You never know where you’ll find a great story. Today I found one right in my own backyard, where I work at CBS News. Specifically, it’s in the media watchdog blog Public Eye.
Every Thursday, the good people over there interview a CBS News staffer of note, and today’s subject is veteran correspondent Richard Roth. While discussing some of the quirks of reporting from overseas, Richard tells this great yarn about his early days of covering Pope John Paul II:
I started covering the Pope back in 1981. And I’d only been there a few weeks when my foreign editor called and told me that martial law had just been declared in Poland and he said “Who’s the most famous Pole in Rome?” He woke me up to ask me this. I said “Peter, I’ve only been here a short time. I don’t really have all my sources down. I don’t know.” He said “Think, Richard. Who’s the most best-known Pole in Rome?” And I stumbled around and he said “Think religion.” And then I realized immediately that he meant the Pope. And he said “Go find out what he thinks about martial law in Poland.”
It just so happened that it was a Sunday, and on Sunday Pope John Paul II would make parish visits. He had a small security detail, but I had just come from Washington where I had covered the Reagan-Bush campaign and I was used to door-stepping people and just shouting at famous people. So that day I stood outside the church where the Pope was making his parish visit, and when he came out I shouted “Your holiness, what do you think of what’s happening in Poland?”
The crowd of parishioners and the Pope’s security detail were stunned. I don’t think they’d ever had a reporter shout a question at the Pope, let alone a question in English to the Polish Pope in Rome. And in fact, he stopped and talked to me for a moment. He expressed his sorrow at what was happening in Poland. I thanked him, and I rushed off and I [filed the story].
But I tried the same approach a few days later in an audience at the Vatican and he ignored me. I was then told by the security detail that if I tried that again, my Vatican press credentials would be pulled. So I realized that I had hit the limit of dealing with a religious figure of that stature as if he were a politician.
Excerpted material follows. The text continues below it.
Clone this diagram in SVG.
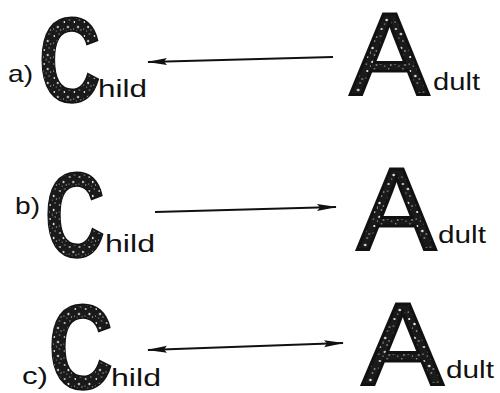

All of us covered that Pope as a – ‘politician’ would be the wrong word, but we covered him more as a public figure than as a religious figure. Sure, religion played a part in every story I filed about him, but it was very clear in covering him that there was an important social message and an important political statement that was implicit in most of what he said.
If you were wondering — and I’m sure you weren’t — Public Eye once interviewed yours truly. The most notable part of the post is my picture, which makes me look slightly less geeky than usual.